'''

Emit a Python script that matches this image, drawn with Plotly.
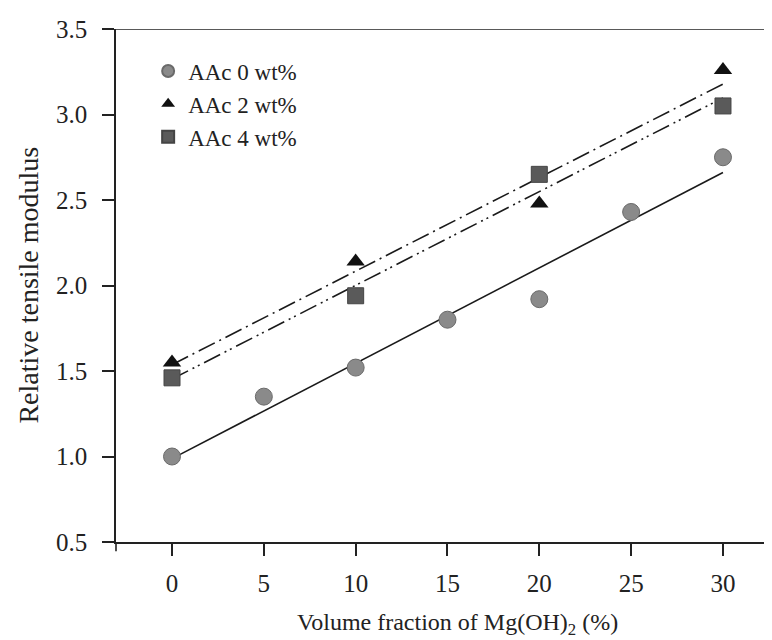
import numpy as np
import plotly.graph_objects as go

# Data
x_aac0 = [0, 5, 10, 15, 20, 25, 30]
y_aac0 = [1.00, 1.35, 1.52, 1.80, 1.92, 2.43, 2.75]
x_aac2 = [0, 10, 20, 30]
y_aac2 = [1.55, 2.14, 2.48, 3.26]
x_aac4 = [0, 10, 20, 30]
y_aac4 = [1.46, 1.94, 2.65, 3.05]
names = ["AAc 0 wt%", "AAc 2 wt%", "AAc 4 wt%"]
x_ticks = [0, 5, 10, 15, 20, 25, 30]
y_ticks = [0.5, 1.0, 1.5, 2.0, 2.5, 3.0, 3.5]
x_title = "Volume fraction of Mg(OH)<sub>2</sub> (%)"
y_title = "Relative tensile modulus"

FONT = "Liberation Serif"
INK = "#222222"

fig = go.Figure()

def fit_line(xs, ys):
    k, b = np.polyfit(xs, ys, 1)
    xx = np.array([min(xs), max(xs)], dtype=float)
    return xx, k * xx + b

# regression lines
for xs, ys, dash in [(x_aac0, y_aac0, "solid"),
                     (x_aac2, y_aac2, "18px,5px,2px,5px"),
                     (x_aac4, y_aac4, "18px,5px,2px,4px,2px,5px")]:
    lx, ly = fit_line(xs, ys)
    fig.add_trace(go.Scatter(x=lx, y=ly, mode="lines", showlegend=False,
                             line=dict(color="#1a1a1a", width=1.6, dash=dash),
                             hoverinfo="skip"))

# markers
fig.add_trace(go.Scatter(x=x_aac0, y=y_aac0, mode="markers", name=names[0],
                         marker=dict(symbol="circle", size=17, color="#8a8a8a",
                                     line=dict(color="#6a6a6a", width=1))))
fig.add_trace(go.Scatter(x=x_aac2, y=y_aac2, mode="markers", name=names[1],
                         marker=dict(symbol="triangle-up", size=16, color="#111111",
                                     line=dict(color="#111111", width=0))))
fig.add_trace(go.Scatter(x=x_aac4, y=y_aac4, mode="markers", name=names[2],
                         marker=dict(symbol="square", size=16, color="#5a5a5a",
                                     line=dict(color="#444444", width=1))))

fig.update_layout(
    width=772, height=640,
    margin=dict(l=108, r=8, t=14, b=106),
    paper_bgcolor="white", plot_bgcolor="white",
    font=dict(family=FONT, size=24, color=INK),
    legend=dict(x=0.049, y=0.96, xanchor="left", yanchor="top",
                bgcolor="rgba(0,0,0,0)", font=dict(family=FONT, size=23),
                itemsizing="constant", tracegroupgap=0),
    xaxis=dict(range=[-3.05, 32.67], tickvals=x_ticks, ticktext=[str(v) for v in x_ticks],
               showgrid=False, zeroline=False, showline=True, linecolor=INK,
               linewidth=1.6, ticks="outside", ticklen=12, tickwidth=1.6,
               tickcolor=INK, mirror=False, tickfont=dict(size=25),
               ticklabelstandoff=6),
    yaxis=dict(range=[0.5, 3.5], tickvals=y_ticks,
               ticktext=["%.1f" % v for v in y_ticks],
               showgrid=False, zeroline=False, showline=True, linecolor=INK,
               linewidth=1.6, ticks="outside", ticklen=12, tickwidth=1.6,
               tickcolor=INK, mirror=False, tickfont=dict(size=25),
               ticklabelstandoff=10),
    showlegend=True,
)

# axis titles
fig.add_annotation(text=x_title, xref="paper", yref="paper", x=0.52, y=-0.16,
                   xanchor="center", yanchor="middle", showarrow=False,
                   font=dict(family=FONT, size=24, color=INK))
fig.add_annotation(text=y_title, xref="paper", yref="paper", x=-0.134, y=0.5,
                   xanchor="center", yanchor="middle", showarrow=False, textangle=-90,
                   font=dict(family=FONT, size=28, color=INK))

# top frame line and small extension of the y axis below the x axis
fig.add_shape(type="line", xref="paper", yref="y", x0=0, x1=1, y0=3.5, y1=3.5,
              line=dict(color=INK, width=1.6))
fig.add_shape(type="line", xref="paper", yref="paper", x0=0, x1=0, y0=0, y1=-0.018,
              line=dict(color=INK, width=1.6))

fig.write_html("out.html")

'''

_To do:_
Repeat the listing above up to and including the line with "import plotly.graph_objects as go", starting from its first line. Drop any pictures.

_Worked solution:_
Emit a Python script that matches this image, drawn with Plotly.
import numpy as np
import plotly.graph_objects as go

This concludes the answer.